Tuesday, 13 October 2009 15:03 Meas Sokchea
CAMBODIA’S Justice Ministry has ordered an investigation into the actions of a controversial provincial judge accused of various improprieties – including using a pickup truck that the courts had seized as evidence in a murder case.
Under questioning from opposition lawmaker Mu Sochua Monday, Minister of Justice Ang Vong Vathana told parliamentarians he had ordered inspectors to probe whether Ratanakkiri provincial court Judge Thor Saron had used confiscated property for his own personal use.
“I think it could be illegal if [Thor Saron] used it for his personal use,” Ang Vong Vathana said.
Thor Saron was accused of using the truck after a trial over a 2007 robbery that resulted in the deaths of two people.
Contacted by the Post Monday, Thor Saron said he “borrowed” the vehicle for both personal and professional purposes.

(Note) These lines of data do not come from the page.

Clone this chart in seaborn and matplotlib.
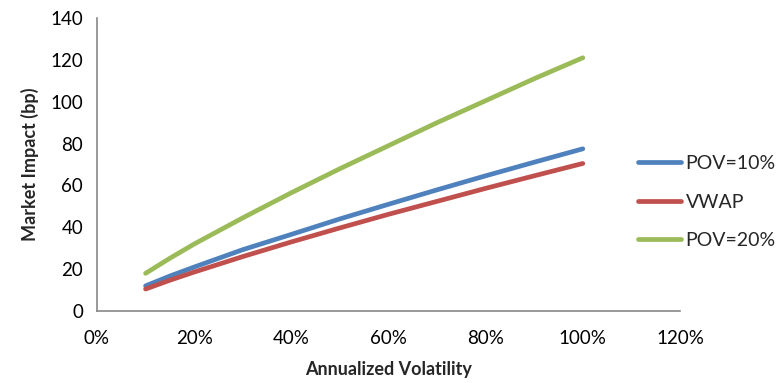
import numpy as np
import pandas as pd
import matplotlib
matplotlib.use("Agg")
import matplotlib.pyplot as plt
import seaborn as sns
from matplotlib.ticker import FuncFormatter, MultipleLocator

volatility = [0.10, 0.15, 0.20, 0.30, 0.40, 0.50, 0.60, 0.70, 0.80, 0.90, 1.00]
pov10 = [12.0, 16.7, 21.0, 29.3, 36.6, 44.0, 51.0, 57.9, 64.6, 71.1, 77.5]
vwap = [10.5, 14.7, 18.6, 26.0, 33.0, 39.7, 46.2, 52.4, 58.6, 64.6, 70.5]
pov20 = [18.0, 25.2, 32.0, 44.5, 56.5, 68.0, 79.0, 90.0, 100.5, 111.0, 121.0]
series_names = ["POV=10%", "VWAP", "POV=20%"]
colors = ["#4F81BD", "#C0504D", "#9BBB59"]

n = len(volatility)
df = pd.DataFrame({
    "vol": volatility * 3,
    "impact": pov10 + vwap + pov20,
    "series": [series_names[0]] * n + [series_names[1]] * n + [series_names[2]] * n,
})

sns.set_style("white")
plt.rcParams["font.family"] = ["Lato", "DejaVu Sans"]

fig = plt.figure(figsize=(7.79, 3.83), dpi=100)
ax = fig.add_axes([97 / 779, 1 - 311 / 383, (680 - 97) / 779, (311 - 18) / 383])

sns.lineplot(data=df, x="vol", y="impact", hue="series", hue_order=series_names,
             palette=colors, linewidth=3.4, ax=ax, legend=True,
             solid_capstyle="round")

ax.set_xlim(0, 1.2)
ax.set_ylim(0, 140)
ax.xaxis.set_major_locator(MultipleLocator(0.2))
ax.yaxis.set_major_locator(MultipleLocator(20))
ax.xaxis.set_major_formatter(FuncFormatter(lambda v, p: f"{v*100:.0f}%"))

for s in ["top", "right"]:
    ax.spines[s].set_visible(False)
for s in ["left", "bottom"]:
    ax.spines[s].set_color("#888888")
    ax.spines[s].set_linewidth(1.2)
ax.tick_params(axis="both", which="major", direction="out", length=5, width=1.2,
               color="#888888", labelsize=13.5, labelcolor="black")
ax.tick_params(axis="x", pad=9)
ax.tick_params(axis="y", pad=5)

ax.set_xlabel("Annualized Volatility", fontsize=13, fontweight="bold", labelpad=10)
ax.set_ylabel("Market Impact (bp)", fontsize=13, fontweight="bold", labelpad=8)

ax.get_legend().remove()
handles, labels = ax.get_legend_handles_labels()
leg = fig.legend(handles, labels, loc="center left",
                 bbox_to_anchor=(638 / 779, 1 - 202 / 383), frameon=False,
                 fontsize=14, handlelength=2.2, labelspacing=1.1, handletextpad=0.25,
                 borderaxespad=0, borderpad=0)
for line in leg.get_lines():
    line.set_linewidth(3.4)
    line.set_solid_capstyle("round")

fig.savefig("out.png", dpi=100)
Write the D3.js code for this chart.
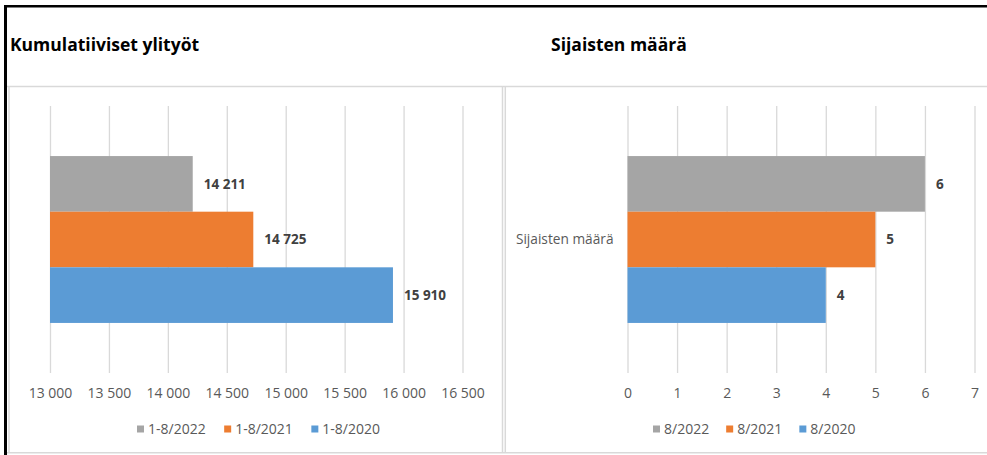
<!DOCTYPE html>
<meta charset="utf-8">
<style>
  body { margin: 0; background: #fff; }
  text { font-family: "Open Sans", "Noto Sans", sans-serif; }
  .title { font-size: 17.5px; font-weight: bold; fill: #000; }
  .axis path { display: none; }
  .axis line { stroke: #d9d9d9; stroke-width: 1.3; }
  .axis text { font-size: 14px; fill: #595959; }
  .value { font-size: 13.5px; font-weight: bold; fill: #404040; }
  .legend text { font-size: 14px; fill: #595959; }
  .cat { font-size: 13.7px; fill: #595959; }
</style>
<body>
<svg width="987" height="455"></svg>
<script src="https://cdn.jsdelivr.net/npm/d3@7"></script>
<script>
  // overtime chart (left)
  const overtimeSeries = ["1-8/2022", "1-8/2021", "1-8/2020"];
  const overtimeValues = [14211, 14725, 15910];
  const overtimeTicks = [13000, 13500, 14000, 14500, 15000, 15500, 16000, 16500];

  // substitutes chart (right)
  const subsCategory = "Sijaisten määrä";
  const subsSeries = ["8/2022", "8/2021", "8/2020"];
  const subsValues = [6, 5, 4];
  const subsTicks = [0, 1, 2, 3, 4, 5, 6, 7];

  const colors = ["#a5a5a5", "#ed7d31", "#5b9bd5"];

  const fi = d3.formatLocale({decimal: ",", thousands: " ", grouping: [3], currency: ["", " €"]});
  const fmt = fi.format(",");

  const svg = d3.select("svg");

  // frame
  svg.append("rect").attr("x", 4).attr("y", 5).attr("width", 983).attr("height", 2.5).attr("fill", "#000");
  svg.append("rect").attr("x", 4).attr("y", 5).attr("width", 3).attr("height", 450).attr("fill", "#000");
  const frame = svg.append("g").attr("fill", "none").attr("stroke", "#d9d9d9").attr("stroke-width", 1.5);
  frame.append("line").attr("x1", 7).attr("x2", 987).attr("y1", 86.5).attr("y2", 86.5);
  frame.append("line").attr("x1", 7).attr("x2", 987).attr("y1", 452.8).attr("y2", 452.8);
  frame.append("line").attr("x1", 9).attr("x2", 9).attr("y1", 86.5).attr("y2", 452.8);
  frame.append("line").attr("x1", 502.5).attr("x2", 502.5).attr("y1", 86.5).attr("y2", 452.8);
  frame.append("line").attr("x1", 505.3).attr("x2", 505.3).attr("y1", 86.5).attr("y2", 452.8);

  const plotTop = 106, plotBottom = 373;

  function drawPanel(opt) {
    const g = svg.append("g");

    g.append("text").attr("class", "title")
        .attr("x", opt.titleX).attr("y", 51)
        .text(opt.title);

    const x = d3.scaleLinear().domain(opt.domain).range(opt.range);
    const y0 = d3.scaleBand().domain([opt.category]).range([plotTop, plotBottom])
        .paddingInner(0).paddingOuter(0.3);
    const y1 = d3.scaleBand().domain(opt.series).range([0, y0.bandwidth()]);

    g.append("g")
        .attr("class", "axis")
        .attr("transform", `translate(0,${plotBottom})`)
        .call(d3.axisBottom(x)
          .tickValues(opt.ticks)
          .tickSize(-(plotBottom - plotTop))
          .tickPadding(15.5)
          .tickFormat(opt.format));

    if (opt.category) {
      g.append("text").attr("class", "cat")
          .attr("x", x(opt.domain[0]) - 14)
          .attr("y", y0(opt.category) + y0.bandwidth() / 2)
          .attr("dy", "0.35em")
          .attr("text-anchor", "end")
          .text(opt.category);
    }

    const bars = g.selectAll(".bar")
      .data(opt.values.map((v, i) => ({name: opt.series[i], value: v, i: i})))
      .enter();

    bars.append("rect")
        .attr("x", x(opt.domain[0]))
        .attr("y", d => y0(opt.category) + y1(d.name))
        .attr("width", d => x(d.value) - x(opt.domain[0]))
        .attr("height", y1.bandwidth())
        .attr("fill", d => colors[d.i]);

    bars.append("text")
        .attr("class", "value")
        .attr("x", d => x(d.value) + 11)
        .attr("y", d => y0(opt.category) + y1(d.name) + y1.bandwidth() / 2)
        .attr("dy", "0.35em")
        .text(d => opt.format(d.value));

    // legend
    const legend = g.append("g").attr("class", "legend");
    let lx = opt.legendX;
    opt.series.forEach((s, i) => {
      legend.append("rect").attr("x", lx).attr("y", 425.5).attr("width", 7).attr("height", 7).attr("fill", colors[i]);
      const t = legend.append("text").attr("x", lx + 11).attr("y", 429).attr("dy", "0.35em").text(s);
      lx += 11 + t.node().getComputedTextLength() + opt.legendGap;
    });
  }

  drawPanel({
    title: "Kumulatiiviset ylityöt",
    titleX: 10,
    category: "",
    series: overtimeSeries,
    values: overtimeValues,
    ticks: overtimeTicks,
    domain: [13000, 16500],
    range: [50, 462.5],
    format: fmt,
    legendX: 137,
    legendGap: 18.5
  });

  drawPanel({
    title: "Sijaisten määrä",
    titleX: 551,
    category: subsCategory,
    series: subsSeries,
    values: subsValues,
    ticks: subsTicks,
    domain: [0, 7],
    range: [627.5, 974.5],
    format: d3.format("d"),
    legendX: 653,
    legendGap: 17
  });
</script>
</body>
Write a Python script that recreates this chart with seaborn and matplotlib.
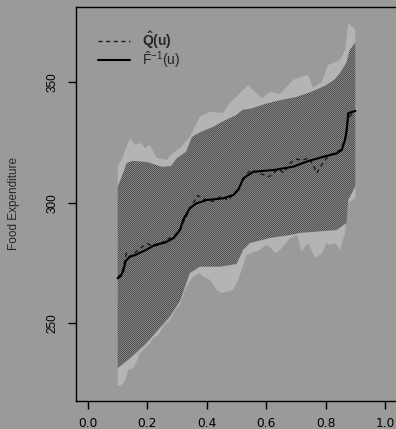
import numpy as np
import pandas as pd
import matplotlib
matplotlib.use("Agg")
import matplotlib.pyplot as plt
import seaborn as sns

# Outer (pointwise) band
outer_u = [0.100, 0.118, 0.136, 0.142, 0.158, 0.180, 0.191, 0.209, 0.231, 0.265,
           0.286, 0.310, 0.343, 0.377, 0.411, 0.455, 0.478, 0.512, 0.539, 0.579,
           0.586, 0.613, 0.646, 0.690, 0.714, 0.741, 0.758, 0.787, 0.808, 0.848,
           0.865, 0.876, 0.900]
outer_hi = [314.9, 319.0, 325.2, 326.7, 323.9, 324.7, 322.6, 323.9, 318.5, 317.7,
            320.6, 322.6, 327.3, 335.6, 337.7, 337.1, 341.3, 345.4, 348.7, 343.9,
            343.3, 345.8, 345.0, 350.8, 352.0, 352.9, 347.5, 350.0, 357.0, 359.0,
            363.2, 374.4, 371.5]
outer_lo_u = [0.100, 0.112, 0.124, 0.136, 0.153, 0.169, 0.175, 0.209, 0.219, 0.237,
              0.253, 0.276, 0.299, 0.310, 0.332, 0.354, 0.377, 0.387, 0.411, 0.433,
              0.450, 0.489, 0.506, 0.534, 0.578, 0.600, 0.613, 0.630, 0.646, 0.680,
              0.703, 0.720, 0.731, 0.742, 0.764, 0.787, 0.803, 0.815, 0.832, 0.848,
              0.865, 0.876, 0.900]
outer_lo = [224.1, 224.5, 225.9, 230.8, 231.5, 235.6, 237.7, 241.8, 243.9, 245.2,
            248.7, 251.4, 256.4, 258.0, 265.2, 269.4, 270.8, 269.4, 268.0, 263.9,
            262.5, 263.9, 268.0, 278.4, 280.4, 282.5, 281.8, 279.0, 280.4, 285.3,
            286.6, 279.7, 281.8, 283.2, 277.0, 279.0, 283.2, 282.5, 283.2, 280.4,
            287.3, 299.9, 302.0]

# Inner (uniform) band
inner_hi_u = [0.10, 0.12, 0.13, 0.15, 0.20, 0.25, 0.28, 0.30, 0.33, 0.35, 0.38,
              0.42, 0.45, 0.50, 0.52, 0.55, 0.60, 0.65, 0.70, 0.75, 0.80, 0.83,
              0.85, 0.87, 0.88, 0.90]
inner_hi = [306.5, 312.7, 316.4, 317.3, 316.8, 314.8, 315.2, 318.5, 321.0, 327.2,
            329.3, 331.3, 333.4, 336.3, 338.4, 339.0, 341.0, 342.5, 343.7, 345.8,
            348.5, 351.0, 354.0, 358.0, 363.0, 366.5]
inner_lo_u = [0.100, 0.142, 0.197, 0.231, 0.276, 0.310, 0.343, 0.377, 0.444, 0.500,
              0.522, 0.545, 0.613, 0.680, 0.714, 0.837, 0.870, 0.876, 0.900]
inner_lo = [231.5, 235.6, 241.8, 246.6, 252.8, 259.3, 270.9, 273.5, 273.5, 274.6,
            280.4, 283.3, 285.4, 286.6, 287.5, 288.7, 291.6, 301.1, 306.9]

# Empirical quantile function
emp_u = [0.100, 0.110, 0.118, 0.128, 0.140, 0.160, 0.195, 0.225, 0.260, 0.288,
         0.310, 0.320, 0.343, 0.365, 0.400, 0.455, 0.490, 0.506, 0.523, 0.557,
         0.624, 0.691, 0.736, 0.792, 0.837, 0.854, 0.865, 0.871, 0.876, 0.900]
emp_q = [268.7, 269.5, 271.5, 276.0, 277.5, 278.4, 280.4, 282.5, 283.5, 285.3,
         288.7, 292.8, 297.7, 299.7, 301.1, 301.8, 303.2, 305.3, 310.1, 312.8,
         313.5, 314.9, 317.0, 319.0, 320.4, 321.8, 325.9, 330.1, 337.0, 338.0]

# Smoothed quantile estimate
est_u = [0.100, 0.115, 0.130, 0.140, 0.160, 0.180, 0.200, 0.220, 0.240, 0.260,
         0.290, 0.310, 0.330, 0.350, 0.370, 0.390, 0.420, 0.450, 0.470, 0.500,
         0.515, 0.535, 0.550, 0.580, 0.610, 0.640, 0.660, 0.680, 0.700, 0.720,
         0.745, 0.760, 0.770, 0.790, 0.810, 0.830, 0.850, 0.865, 0.875, 0.900]
est_q = [269.0, 271.0, 279.2, 277.6, 279.5, 281.5, 283.0, 282.0, 282.5, 284.5,
         286.0, 289.0, 294.0, 299.0, 303.0, 301.5, 300.5, 302.8, 301.0, 305.0,
         307.5, 312.0, 313.5, 312.0, 310.8, 313.8, 312.4, 316.3, 318.0, 317.7,
         318.4, 315.0, 312.2, 316.3, 319.5, 320.5, 322.0, 326.0, 335.0, 338.0]

x_ticks = [0.0, 0.2, 0.4, 0.6, 0.8, 1.0]
y_ticks = [250, 300, 350]

BG = "#9a9a9a"
sns.set_theme(style="ticks", rc={
    "figure.facecolor": BG, "axes.facecolor": BG, "savefig.facecolor": BG,
    "axes.edgecolor": "black", "axes.linewidth": 1.0,
    "hatch.linewidth": 0.55, "hatch.color": "#333333",
})
plt.rcParams["font.family"] = ["Liberation Sans", "DejaVu Sans"]
plt.rcParams["mathtext.fontset"] = "custom"
plt.rcParams["mathtext.rm"] = "Liberation Sans"
plt.rcParams["mathtext.it"] = "Liberation Sans"
plt.rcParams["mathtext.bf"] = "Liberation Sans:bold"

fig = plt.figure(figsize=(3.96, 4.29), dpi=100)
ax = fig.add_axes([76 / 396, 28.5 / 429, 321 / 396, 393.5 / 429])

# outer band: light grey polygon
grid = np.linspace(0.1, 0.9, 801)
o_hi = np.interp(grid, outer_u, outer_hi)
o_lo = np.interp(grid, outer_lo_u, outer_lo)
ax.fill_between(grid, o_lo, o_hi, facecolor="#b4b4b4", edgecolor="none", lw=0)

# inner band: dense diagonal shading
i_hi = np.interp(grid, inner_hi_u, inner_hi)
i_lo = np.interp(grid, inner_lo_u, inner_lo)
ax.fill_between(grid, i_lo, i_hi, facecolor="#a8a8a8", edgecolor="#333333",
                hatch="/" * 16, lw=0)

df_emp = pd.DataFrame({"u": emp_u, "q": emp_q})
df_est = pd.DataFrame({"u": est_u, "q": est_q})
sns.lineplot(data=df_est, x="u", y="q", ax=ax, color="#1a1a1a", lw=1.0,
             linestyle=(0, (3, 2.5)), label=r"$\mathbf{\hat{Q}(u)}$")
sns.lineplot(data=df_emp, x="u", y="q", ax=ax, color="black", lw=1.5,
             label=r"$\hat{F}^{-1}\mathrm{(u)}$")

ax.set_xlim(-0.04, 1.04)
ax.set_ylim(218.1, 381.0)
ax.set_xticks(x_ticks)
ax.set_xticklabels([f"{t:.1f}" for t in x_ticks], family="DejaVu Sans",
                   fontsize=8.8)
ax.set_yticks(y_ticks)
ax.set_yticklabels([str(t) for t in y_ticks], rotation=90, va="center",
                   fontsize=8.5)
ax.tick_params(axis="both", length=5.5, width=1, colors="black")
ax.tick_params(axis="x", pad=6.5)
ax.tick_params(axis="y", pad=7)
ax.set_xlabel("")
ax.set_ylabel("Food Expenditure", fontsize=8.5, labelpad=19)
for s in ax.spines.values():
    s.set_visible(True)

leg = ax.legend(loc="upper left", bbox_to_anchor=(98 / 396, 1 - 30 / 429),
                bbox_transform=fig.transFigure, frameon=False, fontsize=10,
                handlelength=2.3, handletextpad=0.9, labelspacing=-0.15,
                borderpad=0, borderaxespad=0)

fig.savefig("out.png", dpi=100, facecolor=BG)
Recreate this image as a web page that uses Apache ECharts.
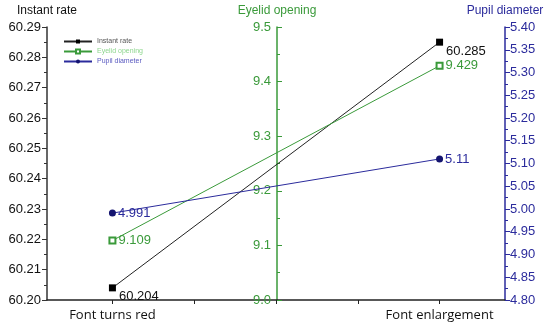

Thor Saron said that he and a court prosecutor used the truck, but often to conduct legal business.
“If I ride by myself alone, it is for individual use,” he said. “But we also used it for transporting criminals to the courts and to prison.”
The judge said that for now he has stopped driving the truck, which is now gathering dust in a warehouse.
“Since there is a problem, I stopped using it, and now I will leave it as evidence,” he said.
Mu Sochua said she was pleased the minister had addressed her issue.
However, she wondered if the judge would face the full power of the law.
One legal observer said it’s likely the judge was technically not breaking the law, if only because there isn’t a specific rule on the books banning such behaviour.
“It is not illegal because the law does not state it, but it is not fair,” said Sok Sam Oeun of the Cambodian Defenders Project. “Property should be left as evidence.”
Thor Saron has sparred frequently with human rights advocates who say he has harassed rights workers in the province, including threatening Adhoc activist Pen Bonnar with charges of defamation, incitement and terrorism if he remained in Ratanakkiri.